Caos della siderurgia e della politica in un contesto di confusione e di contraddizioni
di Paolo Lingua
E’ difficile, per non dire arduo, capire oggi che cosa accadrà nel settore siderurgico in Italia. Arcelor Mittal ha annunciato il ritiro – ma non si sa ancora bene né come né quando - dall’accordo con il Governo; i sindacati scendono in lotta, in tempi differenti (non si sa bene perché e percome) ma comunque a testa bassa; la Confindustria, così come tutte le categorie professionali e imprenditoriali, dichiara la guerra la Governo; ai vertici dell’esecutivo il premier Conte ha una posizione ma gli alleati ne hanno ciascuno una diversa, con sfumature più o meno polemiche e irritate; il centrodestra scende a battaglia contro tutto e contro tutti. Ma cosa accadrà sul serio? Ci saranno davvero tagli per il 50% dei dipendenti degli stabilimenti italiani di Arcelor Mittal? Non servirà a nulla rimettere in campo una legge sullo scudo legale? Ma il Governo rischia di traballare? Sono domande tutte collegate tra loro, anche se ciascuno risponde a una logica diversa e autonoma.
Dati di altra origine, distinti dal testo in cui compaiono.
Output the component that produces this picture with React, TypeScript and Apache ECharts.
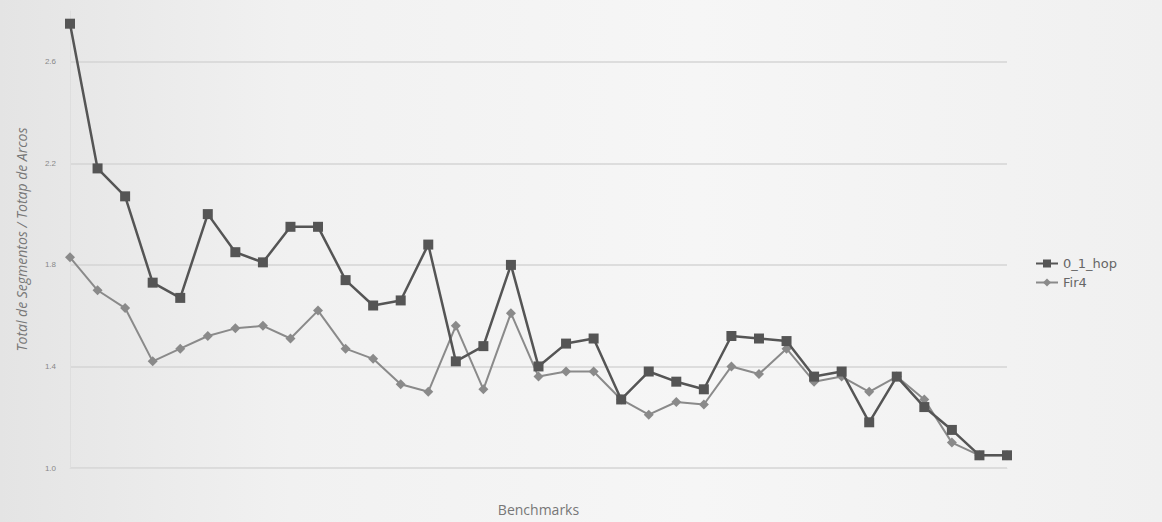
import React, { useEffect, useRef } from "react";
import * as echarts from "echarts";

const categories: string[] = Array.from({ length: 35 }, (_, i) => `B${i + 1}`);

const hopValues: number[] = [
  2.75, 2.18, 2.07, 1.73, 1.67, 2.0, 1.85, 1.81, 1.95, 1.95,
  1.74, 1.64, 1.66, 1.88, 1.42, 1.48, 1.8, 1.4, 1.49, 1.51,
  1.27, 1.38, 1.34, 1.31, 1.52, 1.51, 1.5, 1.36, 1.38, 1.18,
  1.36, 1.24, 1.15, 1.05, 1.05,
];

const fir4Values: number[] = [
  1.83, 1.7, 1.63, 1.42, 1.47, 1.52, 1.55, 1.56, 1.51, 1.62,
  1.47, 1.43, 1.33, 1.3, 1.56, 1.31, 1.61, 1.36, 1.38, 1.38,
  1.27, 1.21, 1.26, 1.25, 1.4, 1.37, 1.47, 1.34, 1.36, 1.3,
  1.36, 1.27, 1.1, 1.05, 1.05,
];

const seriesNames: string[] = ["0_1_hop", "Fir4"];
const yTitle = "Total de Segmentos / Totap de Arcos";
const xTitle = "Benchmarks";

export default function App() {
  const ref = useRef<HTMLDivElement>(null);

  useEffect(() => {
    if (!ref.current) return;
    const chart = echarts.init(ref.current, undefined, { renderer: "svg" });
    chart.setOption({
      animation: false,
      backgroundColor: "transparent",
      grid: { left: 70, right: 155, top: 11, bottom: 54 },
      legend: {
        orient: "vertical",
        left: 1030,
        top: 252,
        itemGap: 6,
        itemWidth: 22,
        itemHeight: 10,
        textStyle: { color: "#666", fontSize: 13, fontFamily: "DejaVu Sans" },
        data: seriesNames,
      },
      xAxis: {
        type: "category",
        data: categories,
        boundaryGap: false,
        name: xTitle,
        nameLocation: "middle",
        nameGap: 34,
        nameTextStyle: { color: "#777", fontSize: 14, fontFamily: "Open Sans" },
        axisLine: { show: true, lineStyle: { color: "#dcdcdc" } },
        axisTick: { show: false },
        axisLabel: { show: false },
        splitLine: { show: false },
      },
      yAxis: {
        type: "value",
        min: 1.0,
        max: 2.8,
        interval: 0.4,
        name: yTitle,
        nameLocation: "middle",
        nameGap: 42,
        nameTextStyle: {
          color: "#777",
          fontSize: 14,
          fontStyle: "italic",
          fontFamily: "Open Sans",
        },
        axisLine: { show: true, lineStyle: { color: "#dedede" } },
        axisTick: { show: false },
        axisLabel: {
          color: "#888",
          fontSize: 8,
          margin: 14,
          showMaxLabel: false,
          formatter: (v: number) => v.toFixed(1),
        },
        splitLine: {
          show: true,
          showMaxLine: false,
          lineStyle: { color: "#d4d4d4", width: 1.5 },
        },
      },
      series: [
        {
          name: seriesNames[0],
          type: "line",
          data: hopValues,
          symbol: "rect",
          symbolSize: 10,
          z: 3,
          lineStyle: { color: "#555", width: 2.5 },
          itemStyle: { color: "#555" },
        },
        {
          name: seriesNames[1],
          type: "line",
          data: fir4Values,
          symbol: "diamond",
          symbolSize: 10,
          z: 2,
          lineStyle: { color: "#8a8a8a", width: 2 },
          itemStyle: { color: "#8a8a8a" },
        },
      ],
    });
    return () => chart.dispose();
  }, []);

  return (
    <div
      ref={ref}
      style={{
        position: "fixed",
        left: 0,
        top: 0,
        width: 1162,
        height: 522,
        background: "linear-gradient(90deg, #e4e4e4 0%, #f1f1f1 25%, #f6f6f6 60%, #f0f0f0 100%)",
      }}
    />
  );
}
Ci sono , in buona sostanza, due realtà, connesse tra loro ma legate a logiche differenti, che convivono in questo momento specifico. Una è la allarmante situazione dell’ex Ilva che potrebbe subire una crisi gravissima sul piano aziendale e occupazionale (con pesanti ripercussioni anche sull’indotto nazionale) : un percorso di cui non è facile comprendere i passaggi: coi sarà un recupero, una mediazione, una marcia indietro oppure una tragica rottura con conseguenze imprevedibili ma pesantissime? Accanto c’è lo status, sempre più inquieto, dell’accordo politico che tiene in piedi sino a questo momento il fragilissimo collegamento tra i quattro partiti dell’attuale esecutivo. Abbiamo il M5s che sta attraversando pesanti contrasti interni, con una contestazione d’una parte della base contro la leadership, sempre più traballante, di Luigi Di Maio. I grillini, in questo ultimo scorcio, per mantenere un rapporto con la parte più dura, ma al tempo stesso più fedele, della loro base, insistono su alcuni vecchi temi, legati al “no” alle grandi opere e al rilancio di imprese come la ex Ilva, figli della folle “decrescita felice”.
Al tempo stesso questa politica del M5s impone, per salvare il governo, scelte che sono in netto contrasto con la linea storica e con le scelte del Pd degli ultimi dieci anni. Una situazione che rende fragile e agitata la leadership di Nicola Zingaretti e di Dario Franceschini, tanto è vero che nel d si stanno effettuando consultazioni con una base sempre più infuriata. Inoltre il partito, come del resto è già stato detto, si trova in mezzo a uno scontro epocale che vede avversare, nello stesso tempo, sindacati e imprenditori. Anche perché, sulla vicenda della siderurgia, Landini e Boccia dicono le stesse cose. Nel contesto c’è il partiti di Matteo Renzi che si agita tra gli alleati ed ex amici alla ricerca d’un consenso popolare che per il momento non arriva. Ma potrebbe nascere nel caso d’una crisi di governo e dell’annuncio di elezioni politiche a breve termine? Ma la crisi dell’accordo di governo potrebbe emergere dagli esiti delle elezioni regionali che si svolgeranno il prossimo anno da gennaio in poi. In questo contesto politico confuso e di forti dubbi e contrasti, possibili alleanze alle elezioni regionali tra Pd e M5s sembrano sempre più dubbie, così come il ruolo del movimento dei renziani, sempre più oscillante. E’ indubbio che la vicenda siderurgica, che si somma ai contrasti in corso riguardo alla legge finanziaria dove le differenze di valutazione crescono di giorno in giorno. E i partiti di governo sembrano assurdamente lavorare di comune accordo a favore della coalizione di centrodestra che a testa bassa tiene l’accordo e punta a vincere tutte le prove che si stanno schiudendo. Un suicidio di massa? Sembrerebbe di sì.